BEGIN Provided data
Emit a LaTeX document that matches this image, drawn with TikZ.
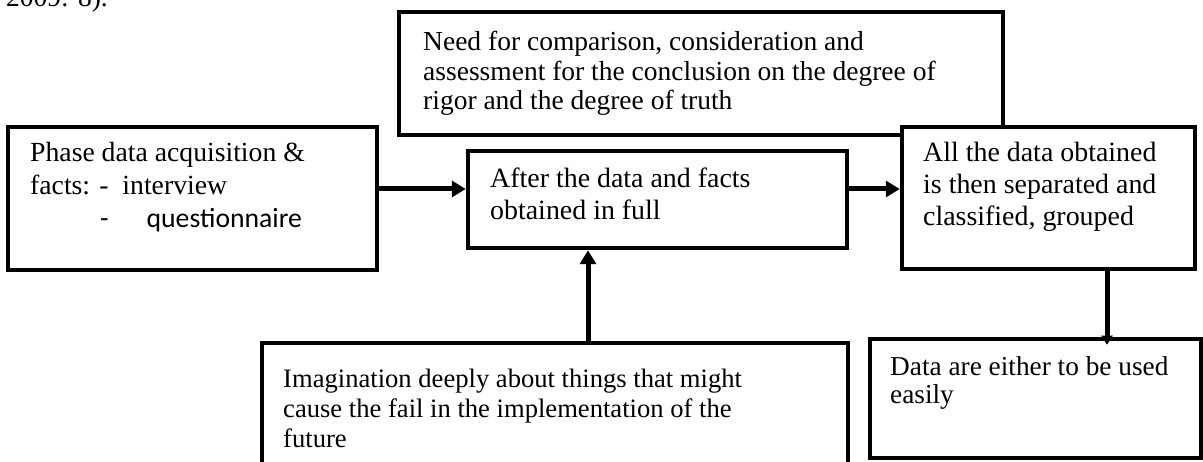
\documentclass[tikz,border=0pt]{standalone}
\usepackage{fontspec}
\setmainfont{Liberation Serif}
\newfontfamily\calibrifont{Carlito}
\usetikzlibrary{arrows.meta}

\begin{document}
\begin{tikzpicture}[x=1pt, y=-1pt,
    box/.style={draw, line width=4.5pt, fill=white, inner sep=0pt},
    txt/.style={anchor=base west, align=left, inner sep=0pt},
    flow/.style={line width=5pt, -{Triangle[length=14pt, width=16pt]}}]
  % --- page cut: the figure is a crop of a larger page ---
  \useasboundingbox (0,0) rectangle (1203,462);
  \clip (0,0) rectangle (1203,462);
  % tail of the running text above the figure
  \node[txt, font=\fontsize{27.5}{32}\selectfont] (cite) at (6,7) {2009: 8).};
  % boxes: centre, then size
  \node[box, minimum width=604pt, minimum height=123pt] (need) at (701,73.5) {};
  \node[box, minimum width=369pt, minimum height=143pt] (phase) at (192.5,198.5) {};
  \node[box, minimum width=379pt, minimum height=97pt] (after) at (657.5,199.5) {};
  \node[box, minimum width=293pt, minimum height=142pt] (all) at (1048.5,198) {};
  \node[box, minimum width=586pt, minimum height=150pt] (imag) at (555,418) {};
  \node[box, minimum width=331pt, minimum height=119pt] (data) at (1035.5,398.5) {};
  % texts, placed at the baseline of their last line
  \node[txt, font=\fontsize{27.5}{29.5}\selectfont] (needtxt) at (423,110)
    {Need for comparison, consideration and\\assessment for the conclusion on the degree of\\rigor and the degree of truth};
  \node[txt, font=\fontsize{27.7}{33}\selectfont] (phasetxt) at (30,228)
    {Phase data acquisition \&\\facts: - \ interview\\\hspace*{70pt}{\calibrifont -\hspace{38pt}questionnaire}};
  \node[txt, font=\fontsize{27.9}{32}\selectfont] (aftertxt) at (490,220)
    {After the data and facts\\obtained in full};
  \node[txt, font=\fontsize{27.9}{32}\selectfont] (alltxt) at (923,226)
    {All the data obtained\\is then separated and\\classified, grouped};
  \node[txt, font=\fontsize{26.6}{30}\selectfont] (imagtxt) at (283,447)
    {Imagination deeply about things that might\\cause the fail in the implementation of the\\future};
  \node[txt, font=\fontsize{27.3}{28}\selectfont] (datatxt) at (890,403)
    {Data are either to be used\\easily};
  % connectors
  \coordinate (row) at (0,189);
  \coordinate (upx) at (588,0);
  \coordinate (downx) at (1107,0);
  \draw[flow] (phase.east |- row) -- (after.west |- row);
  \draw[flow] (after.east |- row) -- (all.west |- row);
  \draw[flow] (imag.north -| upx) -- (after.south -| upx);
  \draw[line width=5pt, -{Triangle[length=9pt, width=11pt]}] (all.south -| downx) -- ([yshift=-8pt]data.north -| downx);
\end{tikzpicture}
\end{document}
END Provided data
=== What you should do ===
Set every line down exactly as written, leaving each picture out.

=== Output of the task ===
Emit a LaTeX document that matches this image, drawn with TikZ.
\documentclass[tikz,border=0pt]{standalone}
\usepackage{fontspec}
\setmainfont{Liberation Serif}
\newfontfamily\calibrifont{Carlito}
\usetikzlibrary{arrows.meta}

\begin{document}
\begin{tikzpicture}[x=1pt, y=-1pt,
    box/.style={draw, line width=4.5pt, fill=white, inner sep=0pt},
    txt/.style={anchor=base west, align=left, inner sep=0pt},
    flow/.style={line width=5pt, -{Triangle[length=14pt, width=16pt]}}]
  % --- page cut: the figure is a crop of a larger page ---
  \useasboundingbox (0,0) rectangle (1203,462);
  \clip (0,0) rectangle (1203,462);
  % tail of the running text above the figure
  \node[txt, font=\fontsize{27.5}{32}\selectfont] (cite) at (6,7) {2009: 8).};
  % boxes: centre, then size
  \node[box, minimum width=604pt, minimum height=123pt] (need) at (701,73.5) {};
  \node[box, minimum width=369pt, minimum height=143pt] (phase) at (192.5,198.5) {};
  \node[box, minimum width=379pt, minimum height=97pt] (after) at (657.5,199.5) {};
  \node[box, minimum width=293pt, minimum height=142pt] (all) at (1048.5,198) {};
  \node[box, minimum width=586pt, minimum height=150pt] (imag) at (555,418) {};
  \node[box, minimum width=331pt, minimum height=119pt] (data) at (1035.5,398.5) {};
  % texts, placed at the baseline of their last line
  \node[txt, font=\fontsize{27.5}{29.5}\selectfont] (needtxt) at (423,110)
    {Need for comparison, consideration and\\assessment for the conclusion on the degree of\\rigor and the degree of truth};
  \node[txt, font=\fontsize{27.7}{33}\selectfont] (phasetxt) at (30,228)
    {Phase data acquisition \&\\facts: - \ interview\\\hspace*{70pt}{\calibrifont -\hspace{38pt}questionnaire}};
  \node[txt, font=\fontsize{27.9}{32}\selectfont] (aftertxt) at (490,220)
    {After the data and facts\\obtained in full};
  \node[txt, font=\fontsize{27.9}{32}\selectfont] (alltxt) at (923,226)
    {All the data obtained\\is then separated and\\classified, grouped};
  \node[txt, font=\fontsize{26.6}{30}\selectfont] (imagtxt) at (283,447)
    {Imagination deeply about things that might\\cause the fail in the implementation of the\\future};
  \node[txt, font=\fontsize{27.3}{28}\selectfont] (datatxt) at (890,403)
    {Data are either to be used\\easily};
  % connectors
  \coordinate (row) at (0,189);
  \coordinate (upx) at (588,0);
  \coordinate (downx) at (1107,0);
  \draw[flow] (phase.east |- row) -- (after.west |- row);
  \draw[flow] (after.east |- row) -- (all.west |- row);
  \draw[flow] (imag.north -| upx) -- (after.south -| upx);
  \draw[line width=5pt, -{Triangle[length=9pt, width=11pt]}] (all.south -| downx) -- ([yshift=-8pt]data.north -| downx);
\end{tikzpicture}
\end{document}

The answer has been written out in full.